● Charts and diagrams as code
********************

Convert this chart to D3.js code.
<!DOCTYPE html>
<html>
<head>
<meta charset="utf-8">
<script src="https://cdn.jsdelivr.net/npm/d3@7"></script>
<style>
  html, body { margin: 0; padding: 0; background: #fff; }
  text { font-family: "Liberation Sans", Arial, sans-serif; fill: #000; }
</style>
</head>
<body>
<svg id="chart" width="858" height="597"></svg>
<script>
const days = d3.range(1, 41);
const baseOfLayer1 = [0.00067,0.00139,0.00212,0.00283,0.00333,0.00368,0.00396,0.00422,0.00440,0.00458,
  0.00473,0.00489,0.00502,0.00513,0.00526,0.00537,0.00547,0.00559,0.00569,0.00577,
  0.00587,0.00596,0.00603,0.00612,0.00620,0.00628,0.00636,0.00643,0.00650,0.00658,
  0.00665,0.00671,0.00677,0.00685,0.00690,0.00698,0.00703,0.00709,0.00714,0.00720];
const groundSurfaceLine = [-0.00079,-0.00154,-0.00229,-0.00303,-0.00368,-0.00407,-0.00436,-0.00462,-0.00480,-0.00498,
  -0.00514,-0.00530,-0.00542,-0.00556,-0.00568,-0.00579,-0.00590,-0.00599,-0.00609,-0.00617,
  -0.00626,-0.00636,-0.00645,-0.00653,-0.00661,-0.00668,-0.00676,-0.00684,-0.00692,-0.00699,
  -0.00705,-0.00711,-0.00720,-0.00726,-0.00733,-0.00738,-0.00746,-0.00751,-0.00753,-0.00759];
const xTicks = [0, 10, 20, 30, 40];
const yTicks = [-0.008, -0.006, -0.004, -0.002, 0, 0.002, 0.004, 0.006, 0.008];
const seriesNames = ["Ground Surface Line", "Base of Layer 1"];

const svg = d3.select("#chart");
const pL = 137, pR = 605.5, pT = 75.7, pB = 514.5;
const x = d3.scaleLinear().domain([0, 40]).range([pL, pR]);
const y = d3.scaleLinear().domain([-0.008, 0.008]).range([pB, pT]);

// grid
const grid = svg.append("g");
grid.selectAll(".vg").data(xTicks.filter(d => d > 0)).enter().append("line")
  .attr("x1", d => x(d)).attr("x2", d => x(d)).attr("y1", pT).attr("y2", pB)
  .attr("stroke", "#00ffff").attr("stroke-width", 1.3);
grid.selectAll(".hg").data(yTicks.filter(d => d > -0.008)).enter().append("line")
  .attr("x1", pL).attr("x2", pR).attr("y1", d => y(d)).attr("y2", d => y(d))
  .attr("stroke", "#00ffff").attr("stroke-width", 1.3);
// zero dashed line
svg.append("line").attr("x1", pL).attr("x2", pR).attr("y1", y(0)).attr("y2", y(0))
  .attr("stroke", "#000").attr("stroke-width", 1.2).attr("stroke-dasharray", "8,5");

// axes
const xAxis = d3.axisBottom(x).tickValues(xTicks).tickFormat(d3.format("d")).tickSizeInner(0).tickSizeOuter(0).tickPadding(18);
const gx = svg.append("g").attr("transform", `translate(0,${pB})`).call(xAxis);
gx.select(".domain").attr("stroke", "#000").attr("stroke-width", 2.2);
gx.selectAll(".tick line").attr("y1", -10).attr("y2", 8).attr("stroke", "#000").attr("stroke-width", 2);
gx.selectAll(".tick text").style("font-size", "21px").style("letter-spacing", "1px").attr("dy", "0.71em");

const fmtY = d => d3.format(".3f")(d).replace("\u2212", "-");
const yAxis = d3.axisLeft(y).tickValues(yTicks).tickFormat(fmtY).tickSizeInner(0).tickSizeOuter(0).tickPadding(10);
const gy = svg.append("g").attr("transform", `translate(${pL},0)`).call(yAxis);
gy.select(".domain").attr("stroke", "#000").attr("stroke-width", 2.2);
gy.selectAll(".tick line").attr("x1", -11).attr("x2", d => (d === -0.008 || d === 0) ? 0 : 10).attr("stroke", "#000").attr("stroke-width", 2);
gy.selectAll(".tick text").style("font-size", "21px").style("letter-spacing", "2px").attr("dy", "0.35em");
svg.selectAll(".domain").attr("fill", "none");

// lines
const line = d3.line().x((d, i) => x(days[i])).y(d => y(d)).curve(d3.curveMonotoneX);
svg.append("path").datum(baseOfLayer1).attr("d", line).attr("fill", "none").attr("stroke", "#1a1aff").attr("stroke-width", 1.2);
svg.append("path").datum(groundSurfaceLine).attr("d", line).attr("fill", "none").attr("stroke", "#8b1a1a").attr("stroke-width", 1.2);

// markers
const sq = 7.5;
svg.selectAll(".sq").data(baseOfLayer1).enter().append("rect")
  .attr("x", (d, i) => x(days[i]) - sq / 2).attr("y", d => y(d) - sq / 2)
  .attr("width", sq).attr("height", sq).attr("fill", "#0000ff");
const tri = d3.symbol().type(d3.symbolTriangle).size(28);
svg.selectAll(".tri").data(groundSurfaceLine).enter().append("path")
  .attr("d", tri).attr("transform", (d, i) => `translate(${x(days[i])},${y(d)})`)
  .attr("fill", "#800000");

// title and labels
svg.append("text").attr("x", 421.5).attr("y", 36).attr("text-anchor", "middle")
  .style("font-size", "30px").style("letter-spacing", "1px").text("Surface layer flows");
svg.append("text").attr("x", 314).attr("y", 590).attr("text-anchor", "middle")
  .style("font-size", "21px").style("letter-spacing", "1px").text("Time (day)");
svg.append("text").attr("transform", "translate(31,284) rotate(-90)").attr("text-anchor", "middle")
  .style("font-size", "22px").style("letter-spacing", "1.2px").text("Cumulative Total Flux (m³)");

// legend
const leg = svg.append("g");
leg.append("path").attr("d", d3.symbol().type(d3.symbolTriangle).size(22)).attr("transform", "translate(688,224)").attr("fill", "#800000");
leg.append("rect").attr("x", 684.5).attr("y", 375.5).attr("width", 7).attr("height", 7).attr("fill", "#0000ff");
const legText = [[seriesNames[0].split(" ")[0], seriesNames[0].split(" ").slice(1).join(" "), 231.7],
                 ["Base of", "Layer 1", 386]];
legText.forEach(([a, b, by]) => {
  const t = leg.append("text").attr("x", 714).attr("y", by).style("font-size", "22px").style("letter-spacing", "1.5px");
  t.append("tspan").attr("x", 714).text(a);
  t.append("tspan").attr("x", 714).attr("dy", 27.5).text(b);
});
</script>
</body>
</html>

********************

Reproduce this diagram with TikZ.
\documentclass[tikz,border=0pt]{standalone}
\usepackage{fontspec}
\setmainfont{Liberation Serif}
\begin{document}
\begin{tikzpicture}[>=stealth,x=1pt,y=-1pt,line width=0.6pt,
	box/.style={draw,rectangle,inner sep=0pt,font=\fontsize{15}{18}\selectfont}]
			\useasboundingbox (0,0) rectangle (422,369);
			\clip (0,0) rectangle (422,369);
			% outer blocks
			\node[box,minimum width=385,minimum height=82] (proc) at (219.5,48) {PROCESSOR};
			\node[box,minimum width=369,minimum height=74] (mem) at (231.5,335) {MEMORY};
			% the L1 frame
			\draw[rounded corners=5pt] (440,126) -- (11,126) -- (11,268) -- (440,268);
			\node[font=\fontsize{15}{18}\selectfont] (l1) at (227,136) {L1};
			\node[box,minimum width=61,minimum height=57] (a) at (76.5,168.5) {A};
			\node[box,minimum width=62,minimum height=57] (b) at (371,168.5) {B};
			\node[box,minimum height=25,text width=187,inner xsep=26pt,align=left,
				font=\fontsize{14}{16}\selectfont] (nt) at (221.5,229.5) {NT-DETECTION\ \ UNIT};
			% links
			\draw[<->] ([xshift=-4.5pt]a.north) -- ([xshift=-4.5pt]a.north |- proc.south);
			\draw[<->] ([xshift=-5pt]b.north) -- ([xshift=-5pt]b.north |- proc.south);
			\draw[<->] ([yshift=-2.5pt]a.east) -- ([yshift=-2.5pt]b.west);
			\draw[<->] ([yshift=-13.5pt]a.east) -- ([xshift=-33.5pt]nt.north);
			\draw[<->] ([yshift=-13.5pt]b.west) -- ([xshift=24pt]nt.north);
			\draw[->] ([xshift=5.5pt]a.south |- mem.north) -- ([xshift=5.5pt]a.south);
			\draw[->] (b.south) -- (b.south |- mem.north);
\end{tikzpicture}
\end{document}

********************

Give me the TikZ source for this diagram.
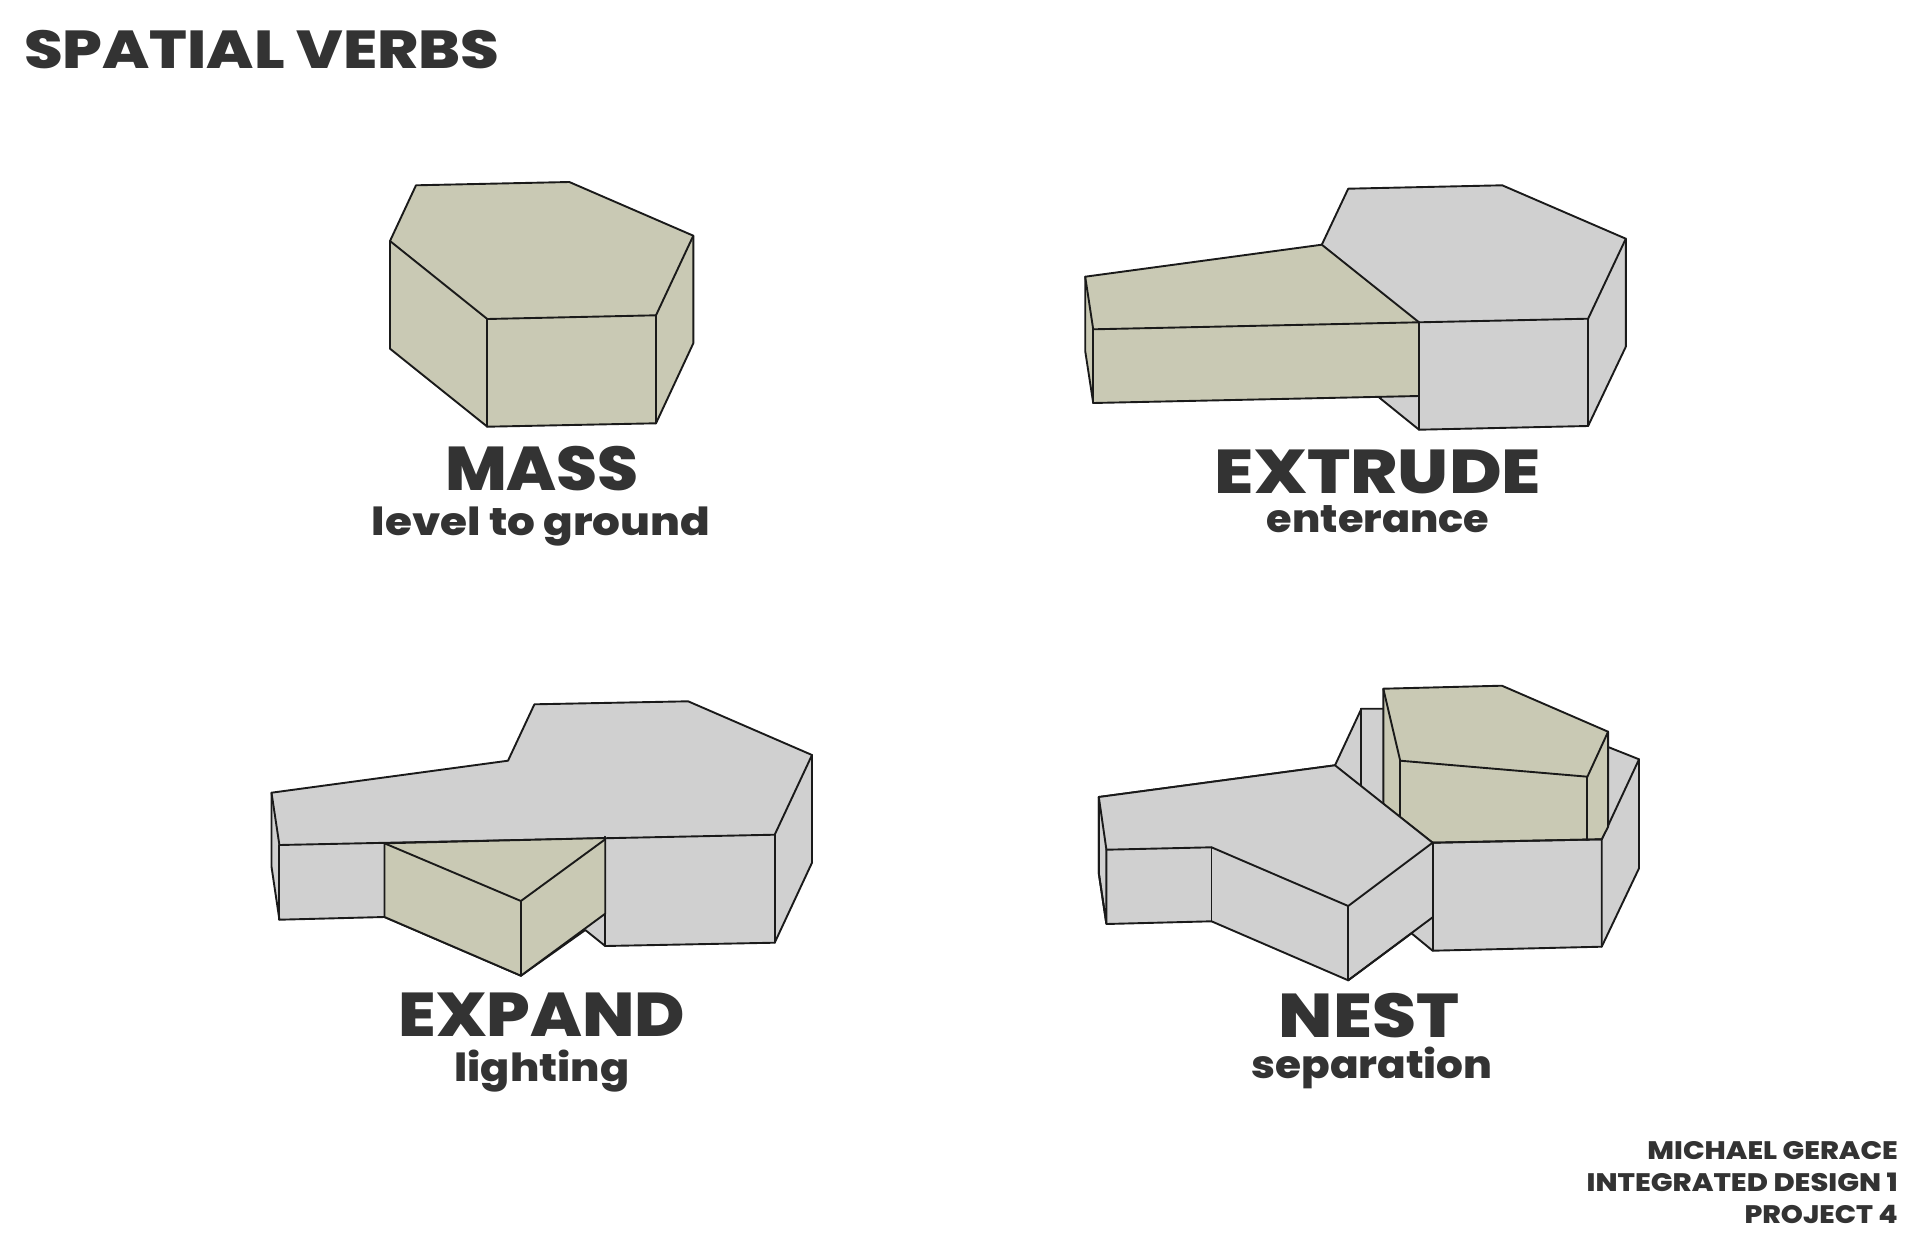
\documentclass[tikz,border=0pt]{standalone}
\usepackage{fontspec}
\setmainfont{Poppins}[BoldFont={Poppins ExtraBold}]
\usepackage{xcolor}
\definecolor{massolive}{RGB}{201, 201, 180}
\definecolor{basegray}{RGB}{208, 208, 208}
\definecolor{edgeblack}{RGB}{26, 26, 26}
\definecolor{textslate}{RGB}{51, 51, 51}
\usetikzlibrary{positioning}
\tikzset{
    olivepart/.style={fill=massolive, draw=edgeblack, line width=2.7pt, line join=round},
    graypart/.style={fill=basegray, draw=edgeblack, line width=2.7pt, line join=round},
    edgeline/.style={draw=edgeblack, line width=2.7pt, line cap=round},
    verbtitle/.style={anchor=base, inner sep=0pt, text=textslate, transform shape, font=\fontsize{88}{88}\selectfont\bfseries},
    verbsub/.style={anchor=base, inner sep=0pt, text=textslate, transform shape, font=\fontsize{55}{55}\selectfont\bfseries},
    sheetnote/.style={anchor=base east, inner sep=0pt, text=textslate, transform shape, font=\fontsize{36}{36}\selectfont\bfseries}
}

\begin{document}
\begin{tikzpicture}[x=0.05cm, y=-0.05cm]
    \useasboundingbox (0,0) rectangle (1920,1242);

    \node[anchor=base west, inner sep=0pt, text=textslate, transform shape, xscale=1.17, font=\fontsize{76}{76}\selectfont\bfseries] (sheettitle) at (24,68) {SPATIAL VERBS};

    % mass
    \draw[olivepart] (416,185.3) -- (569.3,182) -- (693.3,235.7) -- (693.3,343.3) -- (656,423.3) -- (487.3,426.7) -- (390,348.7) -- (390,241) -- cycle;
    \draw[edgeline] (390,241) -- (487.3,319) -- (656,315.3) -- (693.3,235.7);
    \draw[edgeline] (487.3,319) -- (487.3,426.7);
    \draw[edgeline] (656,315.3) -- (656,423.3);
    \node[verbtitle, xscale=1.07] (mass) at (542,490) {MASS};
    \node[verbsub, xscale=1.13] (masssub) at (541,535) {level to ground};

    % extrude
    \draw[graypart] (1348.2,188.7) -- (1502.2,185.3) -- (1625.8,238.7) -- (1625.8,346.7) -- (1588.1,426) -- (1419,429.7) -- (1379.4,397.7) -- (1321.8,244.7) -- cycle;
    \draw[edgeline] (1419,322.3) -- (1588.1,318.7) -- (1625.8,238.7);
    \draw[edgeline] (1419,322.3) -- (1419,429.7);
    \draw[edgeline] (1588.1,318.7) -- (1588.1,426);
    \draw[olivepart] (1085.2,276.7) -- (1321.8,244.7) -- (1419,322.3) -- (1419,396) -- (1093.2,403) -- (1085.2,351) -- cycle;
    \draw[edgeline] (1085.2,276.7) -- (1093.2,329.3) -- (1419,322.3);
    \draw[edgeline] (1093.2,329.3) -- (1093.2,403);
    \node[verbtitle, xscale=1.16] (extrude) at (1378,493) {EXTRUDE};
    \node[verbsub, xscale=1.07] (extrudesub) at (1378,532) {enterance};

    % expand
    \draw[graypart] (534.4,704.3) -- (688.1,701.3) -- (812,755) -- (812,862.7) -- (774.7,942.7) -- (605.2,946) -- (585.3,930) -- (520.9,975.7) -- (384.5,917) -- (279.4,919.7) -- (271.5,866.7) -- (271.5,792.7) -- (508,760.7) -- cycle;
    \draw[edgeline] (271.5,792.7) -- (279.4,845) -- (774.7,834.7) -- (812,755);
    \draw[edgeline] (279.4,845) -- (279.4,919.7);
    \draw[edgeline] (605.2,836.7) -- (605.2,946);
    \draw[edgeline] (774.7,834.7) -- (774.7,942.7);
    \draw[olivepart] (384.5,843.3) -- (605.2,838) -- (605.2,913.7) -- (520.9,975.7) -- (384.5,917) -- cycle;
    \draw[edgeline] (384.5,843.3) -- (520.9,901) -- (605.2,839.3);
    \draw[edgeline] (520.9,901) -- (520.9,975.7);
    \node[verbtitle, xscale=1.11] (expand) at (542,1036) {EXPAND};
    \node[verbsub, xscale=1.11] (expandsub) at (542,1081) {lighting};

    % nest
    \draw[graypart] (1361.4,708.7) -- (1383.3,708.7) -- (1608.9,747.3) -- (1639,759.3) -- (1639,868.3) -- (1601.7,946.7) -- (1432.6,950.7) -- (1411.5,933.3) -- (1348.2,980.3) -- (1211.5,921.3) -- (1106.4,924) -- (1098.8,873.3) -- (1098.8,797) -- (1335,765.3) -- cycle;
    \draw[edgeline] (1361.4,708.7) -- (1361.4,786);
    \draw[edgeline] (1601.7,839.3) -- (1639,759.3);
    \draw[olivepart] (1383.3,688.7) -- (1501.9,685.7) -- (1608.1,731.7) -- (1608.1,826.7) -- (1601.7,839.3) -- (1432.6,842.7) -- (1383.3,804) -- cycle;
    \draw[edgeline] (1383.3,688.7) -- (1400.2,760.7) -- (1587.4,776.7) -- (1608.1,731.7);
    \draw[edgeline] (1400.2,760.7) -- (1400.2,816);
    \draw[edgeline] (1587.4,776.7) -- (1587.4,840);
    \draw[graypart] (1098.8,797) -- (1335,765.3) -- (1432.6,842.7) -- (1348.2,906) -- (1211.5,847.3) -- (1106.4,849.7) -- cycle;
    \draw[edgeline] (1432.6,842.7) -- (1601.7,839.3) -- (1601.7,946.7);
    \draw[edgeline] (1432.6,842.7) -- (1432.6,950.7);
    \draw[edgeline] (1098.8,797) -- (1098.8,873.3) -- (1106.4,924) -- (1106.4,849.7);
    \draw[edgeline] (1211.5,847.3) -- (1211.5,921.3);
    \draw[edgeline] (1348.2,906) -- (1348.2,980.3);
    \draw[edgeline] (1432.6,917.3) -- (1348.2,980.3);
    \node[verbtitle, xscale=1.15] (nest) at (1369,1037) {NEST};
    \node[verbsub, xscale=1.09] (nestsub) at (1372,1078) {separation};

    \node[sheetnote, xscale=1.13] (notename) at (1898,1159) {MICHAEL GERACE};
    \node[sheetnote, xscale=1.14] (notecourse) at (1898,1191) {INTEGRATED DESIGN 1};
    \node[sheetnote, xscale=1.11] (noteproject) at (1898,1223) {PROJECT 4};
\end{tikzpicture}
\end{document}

********************

● Exercise prompt
Keep to the lines above from the line with "Give me the TikZ source for this diagram." to the line with "xscale=1.13] (masssub) at", and set down exactly those, inclusive, with nothing else and every picture left out.

● Correct answer
Give me the TikZ source for this diagram.
\documentclass[tikz,border=0pt]{standalone}
\usepackage{fontspec}
\setmainfont{Poppins}[BoldFont={Poppins ExtraBold}]
\usepackage{xcolor}
\definecolor{massolive}{RGB}{201, 201, 180}
\definecolor{basegray}{RGB}{208, 208, 208}
\definecolor{edgeblack}{RGB}{26, 26, 26}
\definecolor{textslate}{RGB}{51, 51, 51}
\usetikzlibrary{positioning}
\tikzset{
    olivepart/.style={fill=massolive, draw=edgeblack, line width=2.7pt, line join=round},
    graypart/.style={fill=basegray, draw=edgeblack, line width=2.7pt, line join=round},
    edgeline/.style={draw=edgeblack, line width=2.7pt, line cap=round},
    verbtitle/.style={anchor=base, inner sep=0pt, text=textslate, transform shape, font=\fontsize{88}{88}\selectfont\bfseries},
    verbsub/.style={anchor=base, inner sep=0pt, text=textslate, transform shape, font=\fontsize{55}{55}\selectfont\bfseries},
    sheetnote/.style={anchor=base east, inner sep=0pt, text=textslate, transform shape, font=\fontsize{36}{36}\selectfont\bfseries}
}

\begin{document}
\begin{tikzpicture}[x=0.05cm, y=-0.05cm]
    \useasboundingbox (0,0) rectangle (1920,1242);

    \node[anchor=base west, inner sep=0pt, text=textslate, transform shape, xscale=1.17, font=\fontsize{76}{76}\selectfont\bfseries] (sheettitle) at (24,68) {SPATIAL VERBS};

    % mass
    \draw[olivepart] (416,185.3) -- (569.3,182) -- (693.3,235.7) -- (693.3,343.3) -- (656,423.3) -- (487.3,426.7) -- (390,348.7) -- (390,241) -- cycle;
    \draw[edgeline] (390,241) -- (487.3,319) -- (656,315.3) -- (693.3,235.7);
    \draw[edgeline] (487.3,319) -- (487.3,426.7);
    \draw[edgeline] (656,315.3) -- (656,423.3);
    \node[verbtitle, xscale=1.07] (mass) at (542,490) {MASS};
    \node[verbsub, xscale=1.13] (masssub) at (541,535) {level to ground};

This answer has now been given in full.